Llevo un rato mirando fotos de hongos. Busco esa similitud entre dos jóvenes desgarbados que deciden perderse en la vorágine callejera con esos organismos que aparecen entre la humedad expandiendo sus formas ante el antojo del tiempo. Creo que soy capaz de verla, pero no consigo expresarla.
Me remito pues al retrato que ha creado Óscar Ruíz Navia con estos dos hongos, en pleno crecimiento que consiguieron incluso el Premio Especial de Jurado en Locarno el pasado año. Ellos dos son Ras, moreno, skater convencido y Calvin, prácticamente imberbe, estudiante en la Facultad de Bellas Artes. Ambos se mueven por Cali mientras su entorno se agita a otro ritmo totalmente distinto.
Dos jóvenes sin mayor preocupación, en apariencia, que tatuar paredes vírgenes con su arte en plena ebullición, pero que se ven envueltos en una sociedad confusa y caprichosa, con un orden preestablecido que no casa con su revolución personal. La pintura es un modo de fugarse de sus problemas, y un punto de compromiso con su vida.
El director parece querer diferenciar a ambos muchachos otorgándoles una vida distante entre ellos, algo problemática, pero sin mayor necesidad de dramatizar su relación. Ras es pobre, silencioso, sin el apego necesario por un hogar, pero con el respeto expreso a una madre aferrada a la religión. Calvin es amable, con una familia desestructurada y una abuela a la que venerar, invitado a cuidar y ser cuidado por ella.

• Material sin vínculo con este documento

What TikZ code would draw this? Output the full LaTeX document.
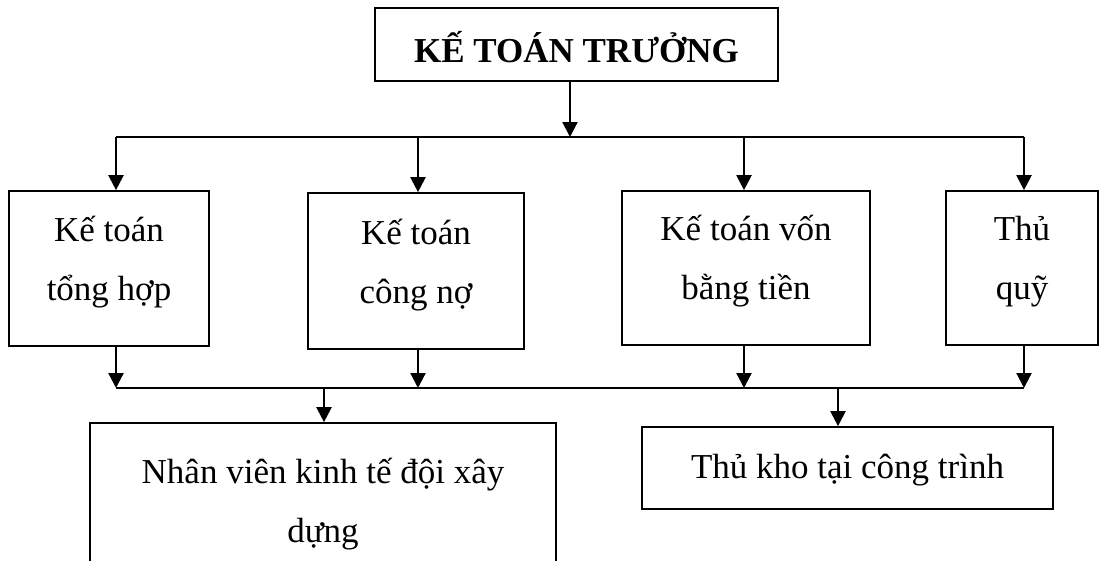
\documentclass[tikz,border=0pt]{standalone}
\usepackage{fontspec}
\setmainfont{Liberation Serif}
\usetikzlibrary{arrows.meta,calc}
\newcommand\tp[1]{\rule{0pt}{#1}}
\newcommand\bt[1]{\rule[-#1]{0pt}{#1}}
\begin{document}
\begin{tikzpicture}[x=1pt,y=-1pt,
  box/.style={draw=black,line width=1.7pt,inner sep=0pt,align=center,
    font=\fontsize{35}{59}\selectfont},
  arr/.style={draw=black,line width=2.2pt,-{Triangle[length=15pt,width=15pt]}},
  bus/.style={draw=black,line width=1.7pt}]
\useasboundingbox[fill=white] (0,0) rectangle (1100,560);

\node[box,minimum width=403pt,minimum height=73pt,font=\fontsize{35}{59}\selectfont\bfseries]
  (top) at (576.5,44.5) {\rule[-4.4pt]{0pt}{44.4pt}KẾ TOÁN TRƯỞNG};
\node[box,minimum width=200pt,minimum height=155pt] (b1) at (109,268.5)
  {\tp{36pt}Kế toán\\tổng hợp\bt{32pt}};
\node[box,minimum width=216pt,minimum height=156pt] (b2) at (416,271)
  {\tp{37pt}Kế toán\\công nợ\bt{32pt}};
\node[box,minimum width=248pt,minimum height=154pt] (b3) at (746,268)
  {\tp{36pt}Kế toán vốn\\bằng tiền\bt{32pt}};
\node[box,minimum width=152pt,minimum height=154pt] (b4) at (1022,268)
  {\tp{36pt}Thủ\\quỹ\bt{32pt}};
\node[box,minimum width=466pt,minimum height=152pt] (nv) at (323,499)
  {\tp{45pt}Nhân viên kinh tế đội xây\\dựng\bt{18pt}};
\node[box,minimum width=411pt,minimum height=82pt] (tk) at (847.5,468)
  {\rule[-16pt]{0pt}{52pt}Thủ kho tại công trình};

% upper bus
\coordinate (t0) at (570,137);
\coordinate (a1) at (116,137);
\coordinate (a2) at (418,137);
\coordinate (a3) at (744,137);
\coordinate (a4) at (1024,137);
% lower bus
\coordinate (c1) at (116,388);
\coordinate (c2) at (418,388);
\coordinate (c3) at (744,388);
\coordinate (c4) at (1024,388);
\coordinate (d1) at (324,388);
\coordinate (d2) at (838,388);

\draw[arr] (t0 |- top.south) -- (t0);
\draw[bus] (a1) -- (a4);
\draw[arr] (a1) -- (a1 |- b1.north);
\draw[arr] (a2) -- (a2 |- b2.north);
\draw[arr] (a3) -- (a3 |- b3.north);
\draw[arr] (a4) -- (a4 |- b4.north);

\draw[bus] (c1) -- (c4);
\draw[arr] (c1 |- b1.south) -- (c1);
\draw[arr] (c2 |- b2.south) -- (c2);
\draw[arr] (c3 |- b3.south) -- (c3);
\draw[arr] (c4 |- b4.south) -- (c4);

\draw[arr] (d1) -- (d1 |- nv.north);
\draw[arr] (d2) -- (d2 |- tk.north);
\end{tikzpicture}
\end{document}
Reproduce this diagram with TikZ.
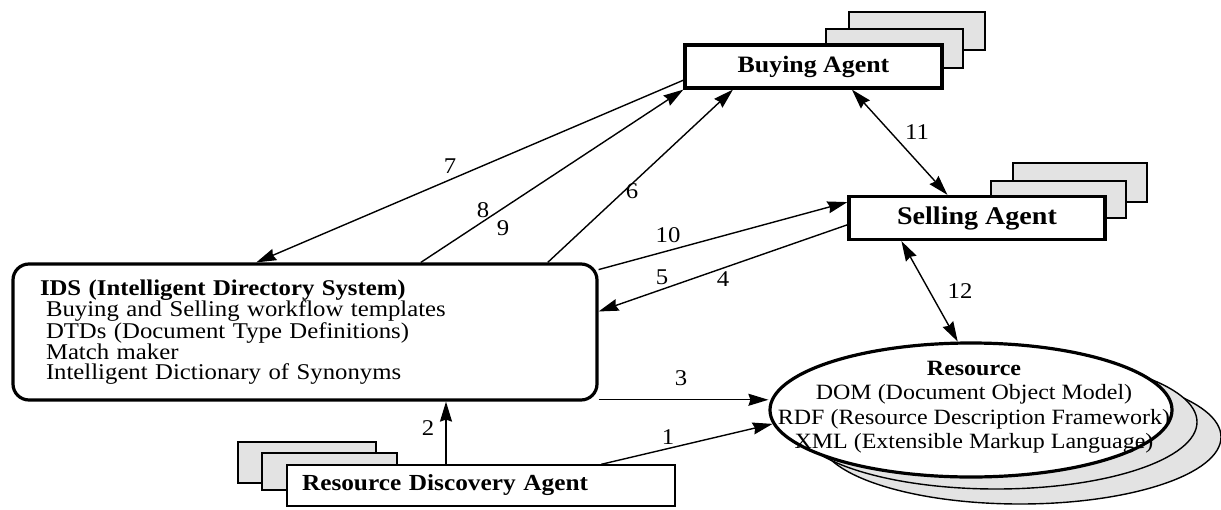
\documentclass[tikz,border=0pt]{standalone}
\usepackage{fontspec}
\setmainfont[FakeStretch=1.1]{Liberation Serif}
\usetikzlibrary{shapes.geometric, arrows.meta}
\tikzset{
  agentbox/.style={draw, line width=3.2pt, fill=white, minimum height=43pt, inner sep=0pt},
  backcard/.style={draw, line width=1.4pt, fill=gray!22},
  link/.style={line width=1.4pt},
  num/.style={font=\fontsize{22.5}{24}\selectfont, inner sep=0pt},
}

\begin{document}
\begin{tikzpicture}[x=1pt, y=-1pt, >={Stealth[length=20pt,width=12pt,inset=2pt]}]
		\useasboundingbox (0,0) rectangle (1221,509);
		% Cards stacked behind the agents
		\draw[backcard] (849,12) rectangle (985,50);
		\draw[backcard] (826,29) rectangle (963,68);
		\draw[backcard] (1013,163) rectangle (1147,202);
		\draw[backcard] (991,181) rectangle (1126,218);
		\draw[backcard] (238,442) rectangle (376,483);
		\draw[backcard] (262,453) rectangle (397,490);
		\draw[backcard] (1020,437) ellipse [x radius=201, y radius=67];
		\draw[backcard] (996,422) ellipse [x radius=201, y radius=67];
		% Agents
		\node[agentbox, minimum width=257pt, font=\bfseries\fontsize{23.5}{24}\selectfont] (buying) at (813.5,66.5) {Buying Agent};
		\node[agentbox, minimum width=256pt, font=\bfseries\fontsize{25.5}{26}\selectfont] (selling) at (977,218) {Selling Agent};
		\node[draw, line width=1.4pt, fill=white, minimum width=388pt, minimum height=41pt, text width=358pt, inner xsep=15pt, inner ysep=0pt, align=left, font=\bfseries\fontsize{23}{24}\selectfont] (rda) at (481,485.5) {Resource Discovery Agent};
		% Directory system
		\node[draw, line width=3.2pt, rounded corners=16pt, fill=white, minimum width=584pt, minimum height=136pt, text width=530pt, inner xsep=27pt, align=left, font=\fontsize{22.5}{20.5}\selectfont] (ids) at (305,332)
			{\textbf{IDS (Intelligent Directory System)}\\
			\hspace*{6pt}Buying and Selling workflow templates\\
			\hspace*{6pt}DTDs (Document Type Definitions)\\
			\hspace*{6pt}Match maker\\
			\hspace*{6pt}Intelligent Dictionary of Synonyms};
		% Resource
		\node[ellipse, draw, line width=3.2pt, fill=white, minimum width=402pt, minimum height=134pt, inner sep=0pt] (resource) at (971,410) {};
		\node[align=center, inner sep=0pt, font=\fontsize{21.8}{24.5}\selectfont] (restext) at (974,407)
			{\textbf{Resource}\\DOM (Document Object Model)\\RDF (Resource Description Framework)\\XML (Extensible Markup Language)};
		% Message flows
		\draw[link,->] (rda.10) -- (resource.184);
		\draw[link,->] ([xshift=-35pt]rda.north) -- ([xshift=-35pt]rda.north |- ids.south);
		\draw[link,->] (ids.347.5) -- (ids.347.5 -| resource.west);
		\draw[link,->] (selling.183) -- (ids.4);
		\draw[link,->] (ids.12) -- (selling.173);
		\draw[link,->] (ids.16) -- (buying.196);
		\draw[link,->] (ids.31) -- (buying.south west);
		\draw[link,->] (buying.186) -- (ids.125);
		\draw[link,<->] (buying.329) -- (selling.142);
		\draw[link,<->] (selling.197) -- (resource.101);
		% Step numbers
		\node[num] (n1) at (668,437) {1};
		\node[num] (n2) at (428,428) {2};
		\node[num] (n3) at (681,378) {3};
		\node[num] (n4) at (723,279) {4};
		\node[num] (n5) at (662,277) {5};
		\node[num] (n6) at (632,191) {6};
		\node[num] (n7) at (450,166) {7};
		\node[num] (n8) at (483,210) {8};
		\node[num] (n9) at (503,228) {9};
		\node[num] (n10) at (668,235) {10};
		\node[num] (n11) at (917,132) {11};
		\node[num] (n12) at (960,291) {12};

	\end{tikzpicture}
\end{document}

Partiendo de aquí, nos muestran a pinceladas su mundo, para luego mezclarlo y fusionar su mensaje, como ese gran mural que consiguen pintar en un ataque directo al gran sistema babylon, o una simple entrega de arte que compartir con todo aquel que pase por allí —ese doble juego que siempre ha dado el graffitero anónimo—. Encontramos similitudes en distintos puntos de la película, como cuando la madre de Ras le cocina a su vuelta un solitario huevo en un primer plano a la sartén, para más tarde encontrar a la abuela de Calvin cocinando una tortilla de verduras para los jóvenes en otro asalto a la cercanía del recipiente, gritándonos en realidad que no hay soledad para estos chicos, que alguien les espera y les protege a su vuelta, que el vínculo con esas madres es mayor de lo expresado. También hay un espacio muy amplio que se rellena con cualquier estilo pictórico, como un homenaje en sí mismo a este arte que tan bien congenia con el movimiento del cine. Los graffitis que se visitan, las clases de pintura, incluso simples planos que fijan la belleza del entorno —esa deliciosa casa amazónica en la que se centra un televisor—, unidos a simples bocetos o gente trabajando en ellos.
Hay algo que siempre nos han advertido: en la mesa no hables de política, religión ni enfermedades, y directa o indirectamente son los que envuelven de realidad a los dos protagonistas en todo momento. La nueva elección en la alcaldía o las continuas referencias religiosas, cuando tanto familias como conocidos se encuentran implicados en ambos temas, y la enfermedad de la abuela, otro síntoma de viveza, son el conflicto que nos indica un lugar, un momento en el que basar la historia.
Por lo demás los jóvenes disfrutan de su recién adquirida libertad, su paso por el mundo durante unos días en los que sienten crecer su arte, y nada más. La bucólica imagen final nos invita a reducir todo lo ocurrido a la naturaleza propia del humano, un soplo de aire fresco que nos convierte en seres infinitos y arraigados a la tierra. Sólo por esos certeros guiños visuales, la yayita (personaje del que me he enamorado) y sus pequeños pero placenteros arranques de humor, Los hongos es una parada necesaria en nuestras ajetreadas vidas.